Work on the Alaska Blooms Peony Farm halts around mid-morning because it’s just too hot to harvest.
“Normally I would come out here at 8:00 and leisurely harvest because it’s so cool and nice in Alaska,” owner Rachel Christy said. “But this has been beastly, so we’ve been getting out here at 6:00 in the morning.”
The massive heat wave at the end of June kept Christy unexpectedly busy. The season is usually ramping up this time of year. Instead, it’s winding down about two weeks early.
“This is my ninth year and this is the first time I’ve ever cut before the Fourth of July and this season I’m done by the Fourth of July,” Christy said.
Her last variety, Elsa Sass, is budding almost a month ahead of schedule.
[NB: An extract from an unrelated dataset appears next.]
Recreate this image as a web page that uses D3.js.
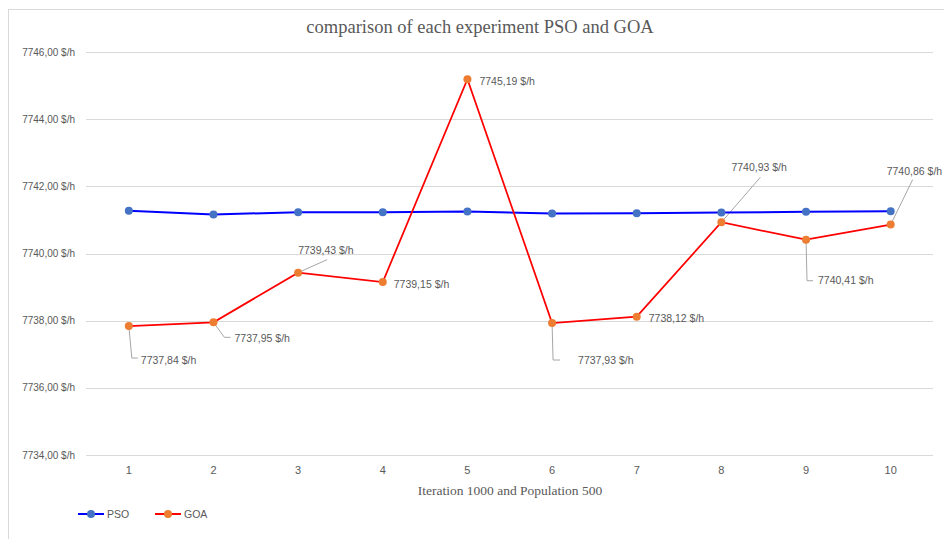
<!DOCTYPE html>
<html>
<head>
<meta charset="utf-8">
<script src="https://cdn.jsdelivr.net/npm/d3@7"></script>
<style>
  body { margin: 0; background: #fff; }
  text { font-family: "Liberation Sans", Arial, sans-serif; }
</style>
</head>
<body>
<div id="chart"></div>
<script>
const experiments = [1, 2, 3, 4, 5, 6, 7, 8, 9, 10];
const psoValues = [7741.27, 7741.16, 7741.23, 7741.23, 7741.25, 7741.19, 7741.20, 7741.22, 7741.24, 7741.26];
const goaValues = [7737.84, 7737.95, 7739.43, 7739.15, 7745.19, 7737.93, 7738.12, 7740.93, 7740.41, 7740.86];
const yTicks = [7734, 7736, 7738, 7740, 7742, 7744, 7746];

// where each GOA label sits relative to its point, with optional leader line
const labelLayout = [
  { dx: 12, dy: 34, leader: [[3, 32], [9, 32]] },
  { dx: 21, dy: 16, leader: [[11, 15], [17, 15]] },
  { dx: 0, dy: -22, leader: [[29, -13]] },
  { dx: 11, dy: 2 },
  { dx: 12, dy: 2 },
  { dx: 26, dy: 37, leader: [[1, 37], [8, 37]] },
  { dx: 12, dy: 1.5 },
  { dx: 10, dy: -55, leader: [[39, -45]] },
  { dx: 12, dy: 41, leader: [[1, 41], [7, 41]] },
  { dx: -4, dy: -53, leader: [[22, -45]] }
];

const width = 944, height = 539;
const fmt = v => d3.format(".2f")(v).replace(".", ",") + " $/h";

const svg = d3.select('#chart')
  .append('svg')
  .attr('width', width)
  .attr('height', height);

svg.append('rect')
  .attr('x', 8.5).attr('y', 9.5)
  .attr('width', 1000).attr('height', 600)
  .attr('fill', 'white')
  .attr('stroke', '#d9d9d9');

const x = d3.scalePoint()
  .domain(experiments)
  .range([86.5, 933])
  .padding(0.5);

const y = d3.scaleLinear()
  .domain([7734, 7746])
  .range([455, 52]);

// gridlines
svg.append('g')
  .selectAll('line')
  .data(yTicks)
  .join('line')
  .attr('x1', 86).attr('x2', 933)
  .attr('y1', d => Math.round(y(d)) + 0.5)
  .attr('y2', d => Math.round(y(d)) + 0.5)
  .attr('stroke', '#d9d9d9')
  .attr('stroke-width', 1);

// y labels
svg.append('g')
  .selectAll('text')
  .data(yTicks)
  .join('text')
  .text(d => fmt(d))
  .attr('x', 75)
  .attr('y', d => y(d))
  .attr('dy', '0.35em')
  .attr('text-anchor', 'end')
  .attr('font-size', '10px')
  .attr('fill', '#595959');

// x axis labels
svg.append('g')
  .selectAll('text')
  .data(experiments)
  .join('text')
  .text(d => d)
  .attr('x', d => x(d))
  .attr('y', 474)
  .attr('text-anchor', 'middle')
  .attr('font-size', '11px')
  .attr('fill', '#595959');

svg.append('text')
  .text('comparison of each experiment PSO and GOA')
  .attr('x', 480)
  .attr('y', 33)
  .attr('text-anchor', 'middle')
  .style('font-family', '"Liberation Serif", "Times New Roman", serif')
  .attr('font-size', '18.5px')
  .attr('fill', '#595959');

svg.append('text')
  .text('Iteration 1000 and Population 500')
  .attr('x', 510)
  .attr('y', 495)
  .attr('text-anchor', 'middle')
  .style('font-family', '"Liberation Serif", "Times New Roman", serif')
  .attr('font-size', '13.5px')
  .attr('fill', '#595959');

const line = d3.line()
  .x((d, i) => x(experiments[i]))
  .y(d => y(d));

// GOA label leaders (drawn under the markers)
const leaders = svg.append('g');
goaValues.forEach((v, i) => {
  const l = labelLayout[i];
  if (!l.leader) return;
  const px = x(experiments[i]), py = y(v);
  const pts = [[px, py]].concat(l.leader.map(p => [px + p[0], py + p[1]]));
  leaders.append('path')
    .attr('d', d3.line()(pts))
    .attr('fill', 'none')
    .attr('stroke', '#a6a6a6')
    .attr('stroke-width', 1);
});

svg.append('path')
  .datum(psoValues)
  .attr('d', line)
  .attr('fill', 'none')
  .attr('stroke', '#0000ff')
  .attr('stroke-width', 2);

svg.append('path')
  .datum(goaValues)
  .attr('d', line)
  .attr('fill', 'none')
  .attr('stroke', '#ff0000')
  .attr('stroke-width', 1.75);

svg.append('g')
  .selectAll('circle')
  .data(psoValues)
  .join('circle')
  .attr('cx', (d, i) => x(experiments[i]))
  .attr('cy', d => y(d))
  .attr('r', 4)
  .attr('fill', '#4472c4');

svg.append('g')
  .selectAll('circle')
  .data(goaValues)
  .join('circle')
  .attr('cx', (d, i) => x(experiments[i]))
  .attr('cy', d => y(d))
  .attr('r', 4)
  .attr('fill', '#ed7d31');

// GOA data labels
svg.append('g')
  .selectAll('text')
  .data(goaValues)
  .join('text')
  .text(d => fmt(d))
  .attr('x', (d, i) => x(experiments[i]) + labelLayout[i].dx)
  .attr('y', (d, i) => y(d) + labelLayout[i].dy)
  .attr('dy', '0.35em')
  .attr('font-size', '10.5px')
  .attr('fill', '#595959');

// legend
const legendItems = [
  { name: 'PSO', line: '#0000ff', dot: '#4472c4', x: 78 },
  { name: 'GOA', line: '#ff0000', dot: '#ed7d31', x: 155 }
];
const legend = svg.append('g')
  .selectAll('g')
  .data(legendItems)
  .join('g')
  .attr('transform', d => `translate(${d.x},514)`);
legend.append('line')
  .attr('x1', 0).attr('x2', 26)
  .attr('stroke', d => d.line)
  .attr('stroke-width', 2);
legend.append('circle')
  .attr('cx', 13).attr('r', 4)
  .attr('fill', d => d.dot);
legend.append('text')
  .text(d => d.name)
  .attr('x', 29)
  .attr('dy', '0.35em')
  .attr('font-size', '10.5px')
  .attr('fill', '#595959');
</script>
</body>
</html>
The rest are done for the summer, but sales are still going strong.
At Mount McKinley Peonies in Willow, the near-90s temperatures mean Martha Lojewski is cutting her last variety, also the Elsa Sass, every two hours.
“It’s so hot they’re blooming in the field faster than I can get to,” Lojewski said.
She can’t even leave the blooms in the field because the high heat makes them shed petals, which can rot and cause a fungus.
“I normally like to wait a few days or a week to look at the flowers because we work so hard to see the flowers. And after five days they started dropping the petals, so it was a mad rush to get all the flowers out of the field,” she said.
Lojewski is also the sales manager for the Alaska Peony Cooperative, which has about 10 members around the state. It seems everyone’s peonies are about two weeks early this summer and the cooperative has had to pass off its late-season orders to Scenic Place Peonies in Homer.